As a guide, he goes by eyesight and ears, ears in particular. To see some of the smaller songbirds, he would use sounds to encourage them to come out after he hears them sing. Or when he knows they should be in the area. This proves to be very effective: they come out to defend their territory. That is nice to take a picture, but it does reduce the time the birds can search for food. I guess once every so many weeks it does not hurt.
On our first stop near a little pond we already counted 18 species! This included a house wren, the only species that I have seen that also occurs in the Netherlands.
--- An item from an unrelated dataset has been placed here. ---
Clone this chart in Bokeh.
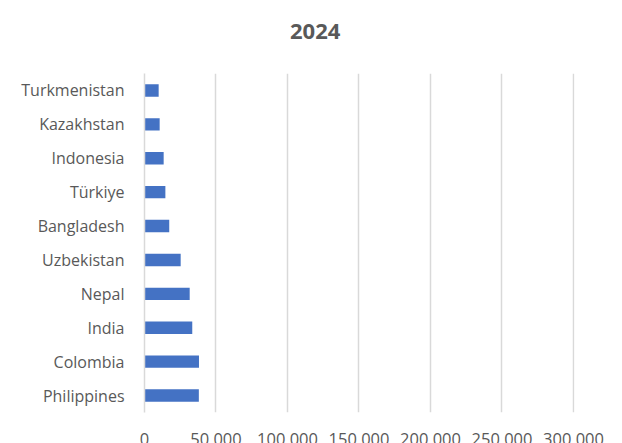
from bokeh.plotting import figure
from bokeh.models import Range1d, FactorRange, FixedTicker, Div
from bokeh.layouts import column
from bokeh.embed import file_html
from bokeh.resources import INLINE

# Data (top to bottom as shown in the chart)
countries = ["Turkmenistan", "Kazakhstan", "Indonesia", "Türkiye", "Bangladesh",
             "Uzbekistan", "Nepal", "India", "Colombia", "Philippines"]
values_2024 = [9900, 10600, 13400, 14600, 17300, 25300, 31600, 33400, 38100, 38000]
tick_values = [0, 50000, 100000, 150000, 200000, 250000, 300000]
tick_labels = ["0", "50 000", "100 000", "150 000", "200 000", "250 000", "300 000"]
chart_title = "2024"

factors = list(reversed(countries))

p = figure(width=614, height=393, output_backend="svg", toolbar_location=None,
           y_range=FactorRange(factors=factors), x_range=Range1d(0, 300700),
           min_border_left=144, min_border_right=40, min_border_top=31,
           min_border_bottom=23)
p.frame_width = 430
p.frame_height = 339

p.hbar(y=countries, right=values_2024, left=0, height=0.366,
       fill_color="#4472C4", line_color=None)

p.outline_line_color = None
p.background_fill_color = "white"
p.border_fill_color = "white"

# x axis
p.xaxis.ticker = FixedTicker(ticks=tick_values)
p.xaxis.major_label_overrides = {v: l for v, l in zip(tick_values, tick_labels)}
p.xaxis.axis_line_color = None
p.xaxis.major_tick_line_color = None
p.xaxis.minor_tick_line_color = None
p.xaxis.major_label_standoff = 8
p.xaxis.major_label_text_font = "Open Sans"
p.xaxis.major_label_text_font_size = "16.5px"
p.xaxis.major_label_text_color = "#595959"

# y axis
p.yaxis.axis_line_color = "#d9d9d9"
p.yaxis.axis_line_width = 1.5
p.yaxis.major_tick_line_color = None
p.yaxis.minor_tick_line_color = None
p.yaxis.major_label_standoff = 14
p.yaxis.major_label_text_font = "Open Sans"
p.yaxis.major_label_text_font_size = "16px"
p.yaxis.major_label_text_color = "#595959"

# grid
p.xgrid.grid_line_color = "#d9d9d9"
p.xgrid.grid_line_width = 1.5
p.ygrid.grid_line_color = None

# chart title above the plot
title = Div(text=chart_title, width=614, height=42, margin=(0, 0, 0, 0),
            styles={"font-family": "Open Sans", "font-weight": "bold",
                    "font-size": "22px", "line-height": "22px",
                    "color": "#595959", "padding-top": "19px",
                    "padding-left": "290px", "box-sizing": "border-box"})

layout = column(title, p, spacing=0)

open("out.html", "w").write(file_html(layout, INLINE))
Most birds were looking for insects: many species of flycatchers, swallows and martins.
The yellow-browed tyrant (Geelbrauwtiran) is one of the small flycatchers. A big far out unfortunately. I started the day with the 300mm lens, later I took more pictures with the 1.7 converter to get the birds closer.
An amazing bird is the fork-tailed flycatcher (Vorkstaartkoningstiran), with tails feathers that are as long as the bird itself is. They can spread the feathers in a fork, hence the name.
April is spring in São Paulo, which means many birds singing and marking their territory. This chestnut-capped blackbird (Bruinkaptroepiaal) works pretty hard in the top of a tree.
Our next stop was near farmland. The whole area has mostly small-scale farming, with a lot of trees and marshes in between. The picazuro pigeon (Picazuroduif) was easy to spot on the powerlines.
In the bushes next to the dirt road we find many birds. The Rufous-capped antshrike (Roodkapmierklauwier) was the first to show up.
The hooded tanagers (Kaptangares) were very cooperative in posing for us. We saw them quite a bit during the day.
Probably the best picture from this area is from the orange-brested thornbird (oranjeborststekelkruin), spying from a bush. This is one of the birds that came out when a his song was played for him.